I think this is untrue. In fact, I understand infallibility to be a much stronger position on the Bible than inerrancy. Let me explain why.

The Questions of the Enlightenment

Inerrancy is an apologetic doctrine. That is to say, it is a belief formulated in defense of Scripture. Inerrancy is not so much motivated by the desire to explain Scripture, but rather to defend its authority and accuracy as God’s revealed word. Inerrancy is evangelicalism’s attempt to answer the skeptical questions of modernism and the Enlightenment. “The Bible is so full of contradictions and errors,” cry the skeptics! “No it’s not,” retort the believers, “it is without error in the original manuscripts.”

But I believe that the questions of the Enlightenment are designed to trap believers. When the skeptics tried to trap Jesus with trick questions, he skillfully evaded them and turned the tables on the doubters. Inerrancy, however, tries to answer the trick questions of the Enlightenment, whereas infallibility says to the Enlightenment, “You’re asking the wrong questions.” The precision of details and the length of days have absolutely no bearing on what God is trying to communicate in his word.

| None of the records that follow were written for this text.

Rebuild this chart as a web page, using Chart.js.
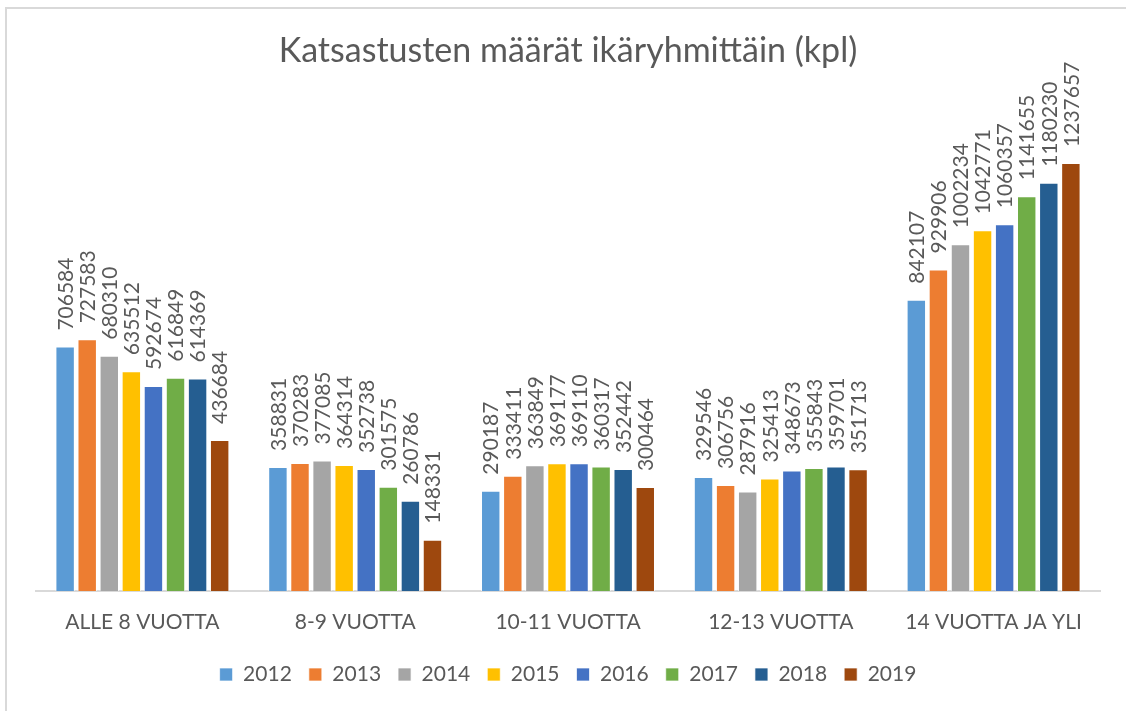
<!DOCTYPE html>
<html lang="fi">
<head>
<meta charset="utf-8">
<title>Katsastusten määrät ikäryhmittäin</title>
<script src="https://cdn.jsdelivr.net/npm/chart.js@4/dist/chart.umd.min.js"></script>
<style>
    body { margin: 0; background: #fff; overflow: hidden; }
    #wrap { position: relative; width: 1126px; height: 711px; }
    #frame {
        position: absolute; left: 5px; top: 7px; width: 1200px; height: 800px;
        border-left: 2px solid #d9d9d9; border-top: 2px solid #d9d9d9;
        pointer-events: none;
    }
</style>
</head>
<body>
<div id="wrap">
    <canvas id="chart" width="1126" height="711"></canvas>
    <div id="frame"></div>
</div>
<script>
// Chart data
const categories = ['ALLE 8 VUOTTA', '8-9 VUOTTA', '10-11 VUOTTA', '12-13 VUOTTA', '14 VUOTTA JA YLI'];
const years = ['2012', '2013', '2014', '2015', '2016', '2017', '2018', '2019'];
const v2012 = [706584, 358831, 290187, 329546, 842107];
const v2013 = [727583, 370283, 333411, 306756, 929906];
const v2014 = [680310, 377085, 363849, 287916, 1002234];
const v2015 = [635512, 364314, 369177, 325413, 1042771];
const v2016 = [592674, 352738, 369110, 348673, 1060357];
const v2017 = [616849, 301575, 360317, 355843, 1141655];
const v2018 = [614369, 260786, 352442, 359701, 1180230];
const v2019 = [436684, 148331, 300464, 351713, 1237657];
const colors = ['#5B9BD5', '#ED7D31', '#A5A5A5', '#FFC000', '#4472C4', '#70AD47', '#255E91', '#9E480E'];

const seriesValues = [v2012, v2013, v2014, v2015, v2016, v2017, v2018, v2019];
const textColor = '#595959';
const fontFamily = 'Lato, "Open Sans", sans-serif';

// Vertical value labels above every bar
const barLabels = {
    id: 'barLabels',
    afterDatasetsDraw(chart) {
        const ctx = chart.ctx;
        ctx.save();
        ctx.font = '21px ' + fontFamily;
        ctx.fillStyle = textColor;
        ctx.textAlign = 'left';
        ctx.textBaseline = 'middle';
        chart.data.datasets.forEach((ds, i) => {
            const meta = chart.getDatasetMeta(i);
            meta.data.forEach((bar, j) => {
                ctx.save();
                ctx.translate(bar.x + 1, bar.y - 16);
                ctx.rotate(-Math.PI / 2);
                ctx.fillText(String(ds.data[j]), 0, 0);
                ctx.restore();
            });
        });
        ctx.restore();
    }
};

const datasets = years.map((year, i) => ({
    label: year,
    data: seriesValues[i],
    backgroundColor: colors[i],
    borderColor: 'rgba(255,255,255,0.7)',
    borderWidth: 1,
    categoryPercentage: 0.83,
    barPercentage: 0.88
}));

const ctx = document.getElementById('chart').getContext('2d');
new Chart(ctx, {
    type: 'bar',
    data: { labels: categories, datasets: datasets },
    plugins: [barLabels],
    options: {
        responsive: false,
        animation: false,
        layout: { padding: { left: 36, right: 26, top: 0, bottom: 16 } },
        plugins: {
            title: {
                display: true,
                text: 'Katsastusten määrät ikäryhmittäin (kpl)',
                color: textColor,
                font: { family: fontFamily, size: 34, weight: 'normal' },
                padding: { top: 31, bottom: 35 }
            },
            legend: {
                position: 'bottom',
                labels: {
                    color: textColor,
                    font: { family: fontFamily, size: 21 },
                    boxWidth: 13,
                    boxHeight: 13,
                    padding: 17
                }
            },
            tooltip: { enabled: false }
        },
        scales: {
            x: {
                grid: { display: false },
                border: { display: true, color: '#d9d9d9', width: 2 },
                ticks: {
                    color: textColor,
                    font: { family: fontFamily, size: 21 },
                    padding: 11,
                    maxRotation: 0
                },
                afterFit(scale) { scale.height = 56; }
            },
            y: {
                display: false,
                min: 0,
                max: 1400000
            }
        }
    }
});
</script>
</body>
</html>
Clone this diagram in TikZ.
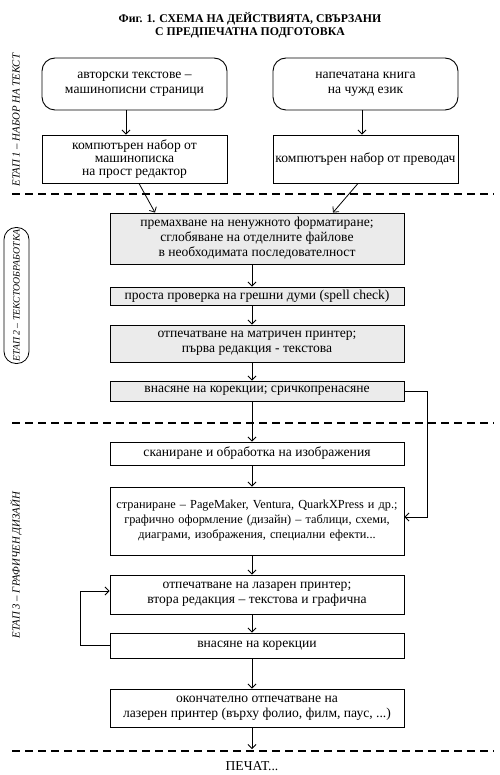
\documentclass[tikz,border=0pt]{standalone}
\usepackage{fontspec}
\setmainfont{Liberation Serif}
\usetikzlibrary{arrows.meta}
\definecolor{boxgray}{gray}{0.92}
\tikzset{
  every node/.style={font=\fontsize{13.6}{15}\selectfont},
  box/.style={draw, line width=0.9pt, inner sep=0pt, align=center, minimum width=294pt},
  sidebox/.style={draw, line width=0.9pt, inner sep=0pt, align=center, minimum width=185pt},
  startbox/.style={sidebox, rounded corners=13pt},
  grayfill/.style={fill=boxgray},
  arr/.style={line width=0.8pt, -{Straight Barb[length=4pt,width=8pt]}},
  sep/.style={line width=1.3pt, dash pattern=on 8pt off 5pt},
  stagelabel/.style={rotate=90, font=\itshape\fontsize{10.8}{13}\selectfont, inner sep=0pt},
}
\begin{document}
\begin{tikzpicture}[x=1pt, y=-1pt]
\useasboundingbox (0,0) rectangle (499,775);

% title
\node[font=\bfseries\fontsize{11.8}{13}\selectfont, align=center] (title) at (250,25)
  {Фиг. 1. СХЕМА НА ДЕЙСТВИЯТА, СВЪРЗАНИ\\С ПРЕДПЕЧАТНА ПОДГОТОВКА};

% axis coordinates for arrows
\coordinate (ax) at (252,0);
\coordinate (axa) at (126,0);
\coordinate (axb) at (362,0);
\coordinate (fbr) at (427,450);
\coordinate (fbl) at (80,620);
\coordinate (endp) at (252,749);

% stage 1
\node[startbox, minimum height=52pt] (A) at (134.5,84) {авторски текстове –\\машинописни страници};
\node[startbox, minimum height=52pt] (B) at (365.5,84) {напечатана книга\\на чужд език};
\node[sidebox, minimum height=48pt, font=\fontsize{13.6}{13}\selectfont] (C) at (134.5,159) {компютърен набор от\\машинописка\\на прост редактор};
\node[sidebox, minimum height=48pt] (D) at (365.5,159) {компютърен набор от преводач};

% stage 2
\node[box, grayfill, minimum height=51pt] (E) at (257,238.5) {премахване на ненужното форматиране;\\сглобяване на отделните файлове\\в необходимата последователност};
\node[box, grayfill, minimum height=18pt] (F) at (257,296) {проста проверка на грешни думи (spell check)};
\node[box, grayfill, minimum height=37pt] (G) at (257,343.5) {отпечатване на матричен принтер;\\първа редакция - текстова};
\node[box, grayfill, minimum height=20pt] (H) at (257,391) {внасяне на корекции; сричкопренасяне};

% stage 3
\node[box, minimum height=23pt] (J) at (257,453.5) {сканиране и обработка на изображения};
\node[box, minimum height=68pt, text width=294pt, font=\fontsize{12.3}{15}\selectfont] (I) at (257,521) {страниране – PageMaker, Ventura, QuarkXPress и др.;\\графично оформление (дизайн) – таблици, схеми,\\диаграми, изображения, специални ефекти...};
\node[box, minimum height=39pt] (K) at (257,594.5) {отпечатване на лазарен принтер;\\втора редакция – текстова и графична};
\node[box, minimum height=25pt] (L) at (257,645.5) {внасяне на корекции};
\node[box, minimum height=38pt] (M) at (257,708) {окончателно отпечатване на\\лазерен принтер (върху фолио, филм, паус, ...)};

\node (P) at (252,766) {ПЕЧАТ...};

% separators
\draw[sep] (12,194) -- (494,194);
\draw[sep] (12,423) -- (494,423);
\draw[sep] (12,751) -- (494,751);

% stage labels
\node[stagelabel] (S1) at (16,120) {ЕТАП 1 – НАБОР НА ТЕКСТ};
\node[stagelabel, font=\itshape\fontsize{9.8}{12}\selectfont, draw, line width=0.8pt, rounded corners=12pt, minimum width=136pt, minimum height=25pt] (S2) at (16.5,295.5) {ЕТАП 2 – ТЕКСТООБРАБОТКА};
\node[stagelabel] (S3) at (16,565) {ЕТАП 3 – ГРАФИЧЕН ДИЗАЙН};

% connectors
\draw[arr] (A.south -| axa) -- (C.north -| axa);
\draw[arr] (B.south -| axb) -- (D.north -| axb);
\draw[arr] ([xshift=4.5pt]C.south) -- ([xshift=-102pt]E.north);
\draw[arr] ([xshift=-7.5pt]D.south) -- ([xshift=76pt]E.north);
\draw[arr] (E.south -| ax) -- (F.north -| ax);
\draw[arr] (F.south -| ax) -- (G.north -| ax);
\draw[arr] (G.south -| ax) -- (H.north -| ax);
\draw[arr] (H.south -| ax) -- (J.north -| ax);
\draw[arr] (J.south -| ax) -- (I.north -| ax);
\draw[arr] (I.south -| ax) -- (K.north -| ax);
\draw[arr] (K.south -| ax) -- (L.north -| ax);
\draw[arr] (L.south -| ax) -- (M.north -| ax);
\draw[arr] (M.south -| ax) -- (endp);
\draw[arr] (H.east) -- (H.east -| fbr) |- ([yshift=4pt]I.east);
\draw[arr] (L.west) -- (L.west -| fbl) |- ([yshift=3.5pt]K.west);
\end{tikzpicture}
\end{document}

It’s as though the Enlightenment has come along and said, “If football is the perfect game, then why can’t you hit a home run in it?” And we’ve gone ahead and tried to explain just how one might hit a home run in football. Their questions are nonsense, and we need not spend time addressing them. When the doubters questioned Jesus about paying taxes, he turned the tables on them and said, “Give to Caesar what is Caesar’s, and give to God what is God’s.” I believe the doctrine of infallibility, properly understood, does likewise.

The Standard of Error

Who decides what is error and isn’t? Should an ancient document be judged by modern standards? Who gets to set the standard of errancy?

God sovereignly ordained the Scriptures to be written in premodern times, long before the advent of modernism, the Enlightenment, and the supremacy of science. Paul, Isaiah, and Moses had different standards of error and definitions of precision than the team of scientists that flies people to the moon. This seems so obvious as to go without saying, and yet I see that people on both sides of the aisle–both skeptics and believers–are demanding that Scripture conform to the precision of modernity. Isn’t it more remarkable that the Bible was written over a period of 1500 years by dozens of different people in wildly divergent cultures and environments, all forming one cohesive story which explains life and all of history from beginning to end? Isn’t that so unfathomably amazing that whatever tiny errors of precision (according to the standard of modern science) are absolutely inconsequential?

Just as it is nonsense to apply the standards of baseball to the game of football, so it is nonsense to apply the standards of modern science to the content of Scripture. The Bible wasn’t written last year. It was written on scrolls and parchments by shepherds and itinerant preachers long before printing presses, copy machines, and ctrl+c ctrl+v were invented. You don’t have to defend the Bible. Anyone who knows anything about ancient manuscripts and literature knows that the Bible is the gold standard.

And that’s one of the main problems I have with inerrancy–it looks to a standard outside of Scripture. It says, “there is no error.” But as John Frame says, infallibility declares of Scripture, “there can be no error.” In other words, the Bible, not the Enlightenment, sets the standard of error. The Bible is its own standard.

Original Manuscripts

As an apologetic doctrine, inerrancy is intellectually weak in that it points to “the original manuscripts” as being without error, but we no longer have any original manuscripts. They no longer exist. In my opinion, then, inerrancy is an incredibly weak position apologetically, because we can’t produce the evidence to substantiate our claim. We are, in effect, putting our faith in some documents that no longer exist.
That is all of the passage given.